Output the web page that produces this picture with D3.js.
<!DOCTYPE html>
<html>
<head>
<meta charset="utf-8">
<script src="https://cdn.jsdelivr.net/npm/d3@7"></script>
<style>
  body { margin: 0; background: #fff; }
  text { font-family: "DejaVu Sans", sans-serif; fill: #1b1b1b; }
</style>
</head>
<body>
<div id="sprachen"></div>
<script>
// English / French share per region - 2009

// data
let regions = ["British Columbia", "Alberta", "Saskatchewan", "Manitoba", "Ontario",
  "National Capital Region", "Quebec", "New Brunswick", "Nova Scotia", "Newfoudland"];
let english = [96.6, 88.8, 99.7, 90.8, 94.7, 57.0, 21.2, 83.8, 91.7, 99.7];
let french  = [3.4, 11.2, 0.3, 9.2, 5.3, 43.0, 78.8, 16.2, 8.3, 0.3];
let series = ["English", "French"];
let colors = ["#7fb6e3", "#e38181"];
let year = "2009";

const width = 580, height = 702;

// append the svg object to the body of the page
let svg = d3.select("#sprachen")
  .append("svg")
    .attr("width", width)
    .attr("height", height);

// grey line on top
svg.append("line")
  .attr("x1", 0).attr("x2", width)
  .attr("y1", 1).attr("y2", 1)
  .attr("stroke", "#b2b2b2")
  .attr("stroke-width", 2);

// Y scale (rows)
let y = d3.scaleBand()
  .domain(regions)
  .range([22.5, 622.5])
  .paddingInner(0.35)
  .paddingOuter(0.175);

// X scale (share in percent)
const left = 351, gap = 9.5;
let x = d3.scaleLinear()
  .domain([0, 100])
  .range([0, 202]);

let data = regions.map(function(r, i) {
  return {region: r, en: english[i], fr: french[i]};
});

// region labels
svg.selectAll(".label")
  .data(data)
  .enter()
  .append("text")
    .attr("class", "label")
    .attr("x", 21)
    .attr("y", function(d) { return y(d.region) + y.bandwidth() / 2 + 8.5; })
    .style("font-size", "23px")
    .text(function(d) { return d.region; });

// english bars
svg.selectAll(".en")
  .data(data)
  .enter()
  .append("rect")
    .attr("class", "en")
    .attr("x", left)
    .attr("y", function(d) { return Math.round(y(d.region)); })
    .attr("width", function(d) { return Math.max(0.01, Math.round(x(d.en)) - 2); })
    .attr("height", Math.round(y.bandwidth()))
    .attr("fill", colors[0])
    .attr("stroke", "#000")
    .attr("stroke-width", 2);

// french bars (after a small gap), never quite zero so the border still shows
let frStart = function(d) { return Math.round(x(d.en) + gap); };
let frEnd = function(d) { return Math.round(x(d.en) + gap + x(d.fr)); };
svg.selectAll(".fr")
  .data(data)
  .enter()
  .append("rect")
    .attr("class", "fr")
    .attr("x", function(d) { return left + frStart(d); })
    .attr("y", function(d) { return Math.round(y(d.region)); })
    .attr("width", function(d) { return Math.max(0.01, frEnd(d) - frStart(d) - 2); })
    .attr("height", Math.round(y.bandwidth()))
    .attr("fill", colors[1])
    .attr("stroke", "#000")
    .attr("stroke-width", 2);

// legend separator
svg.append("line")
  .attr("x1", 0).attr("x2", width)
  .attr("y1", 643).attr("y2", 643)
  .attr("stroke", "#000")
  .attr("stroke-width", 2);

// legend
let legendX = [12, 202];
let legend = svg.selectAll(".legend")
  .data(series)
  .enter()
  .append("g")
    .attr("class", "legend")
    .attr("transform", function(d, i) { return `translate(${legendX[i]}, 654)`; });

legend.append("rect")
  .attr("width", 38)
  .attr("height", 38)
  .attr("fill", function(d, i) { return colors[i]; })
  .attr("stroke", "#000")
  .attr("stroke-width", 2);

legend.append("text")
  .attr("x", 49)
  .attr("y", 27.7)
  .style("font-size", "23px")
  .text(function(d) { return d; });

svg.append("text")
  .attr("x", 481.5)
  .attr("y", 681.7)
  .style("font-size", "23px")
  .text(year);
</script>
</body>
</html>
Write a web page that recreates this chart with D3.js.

+ + +

• **Task prompt**
Faithfully copy every entry, leaving nothing out.

• **Final answer**
Output the web page that produces this picture with D3.js.
<!DOCTYPE html>
<html>
<head>
<meta charset="utf-8">
<script src="https://cdn.jsdelivr.net/npm/d3@7"></script>
<style>
  body { margin: 0; background: #fff; }
  text { font-family: "DejaVu Sans", sans-serif; fill: #1b1b1b; }
</style>
</head>
<body>
<div id="sprachen"></div>
<script>
// English / French share per region - 2009

// data
let regions = ["British Columbia", "Alberta", "Saskatchewan", "Manitoba", "Ontario",
  "National Capital Region", "Quebec", "New Brunswick", "Nova Scotia", "Newfoudland"];
let english = [96.6, 88.8, 99.7, 90.8, 94.7, 57.0, 21.2, 83.8, 91.7, 99.7];
let french  = [3.4, 11.2, 0.3, 9.2, 5.3, 43.0, 78.8, 16.2, 8.3, 0.3];
let series = ["English", "French"];
let colors = ["#7fb6e3", "#e38181"];
let year = "2009";

const width = 580, height = 702;

// append the svg object to the body of the page
let svg = d3.select("#sprachen")
  .append("svg")
    .attr("width", width)
    .attr("height", height);

// grey line on top
svg.append("line")
  .attr("x1", 0).attr("x2", width)
  .attr("y1", 1).attr("y2", 1)
  .attr("stroke", "#b2b2b2")
  .attr("stroke-width", 2);

// Y scale (rows)
let y = d3.scaleBand()
  .domain(regions)
  .range([22.5, 622.5])
  .paddingInner(0.35)
  .paddingOuter(0.175);

// X scale (share in percent)
const left = 351, gap = 9.5;
let x = d3.scaleLinear()
  .domain([0, 100])
  .range([0, 202]);

let data = regions.map(function(r, i) {
  return {region: r, en: english[i], fr: french[i]};
});

// region labels
svg.selectAll(".label")
  .data(data)
  .enter()
  .append("text")
    .attr("class", "label")
    .attr("x", 21)
    .attr("y", function(d) { return y(d.region) + y.bandwidth() / 2 + 8.5; })
    .style("font-size", "23px")
    .text(function(d) { return d.region; });

// english bars
svg.selectAll(".en")
  .data(data)
  .enter()
  .append("rect")
    .attr("class", "en")
    .attr("x", left)
    .attr("y", function(d) { return Math.round(y(d.region)); })
    .attr("width", function(d) { return Math.max(0.01, Math.round(x(d.en)) - 2); })
    .attr("height", Math.round(y.bandwidth()))
    .attr("fill", colors[0])
    .attr("stroke", "#000")
    .attr("stroke-width", 2);

// french bars (after a small gap), never quite zero so the border still shows
let frStart = function(d) { return Math.round(x(d.en) + gap); };
let frEnd = function(d) { return Math.round(x(d.en) + gap + x(d.fr)); };
svg.selectAll(".fr")
  .data(data)
  .enter()
  .append("rect")
    .attr("class", "fr")
    .attr("x", function(d) { return left + frStart(d); })
    .attr("y", function(d) { return Math.round(y(d.region)); })
    .attr("width", function(d) { return Math.max(0.01, frEnd(d) - frStart(d) - 2); })
    .attr("height", Math.round(y.bandwidth()))
    .attr("fill", colors[1])
    .attr("stroke", "#000")
    .attr("stroke-width", 2);

// legend separator
svg.append("line")
  .attr("x1", 0).attr("x2", width)
  .attr("y1", 643).attr("y2", 643)
  .attr("stroke", "#000")
  .attr("stroke-width", 2);

// legend
let legendX = [12, 202];
let legend = svg.selectAll(".legend")
  .data(series)
  .enter()
  .append("g")
    .attr("class", "legend")
    .attr("transform", function(d, i) { return `translate(${legendX[i]}, 654)`; });

legend.append("rect")
  .attr("width", 38)
  .attr("height", 38)
  .attr("fill", function(d, i) { return colors[i]; })
  .attr("stroke", "#000")
  .attr("stroke-width", 2);

legend.append("text")
  .attr("x", 49)
  .attr("y", 27.7)
  .style("font-size", "23px")
  .text(function(d) { return d; });

svg.append("text")
  .attr("x", 481.5)
  .attr("y", 681.7)
  .style("font-size", "23px")
  .text(year);
</script>
</body>
</html>
Write a web page that recreates this chart with D3.js.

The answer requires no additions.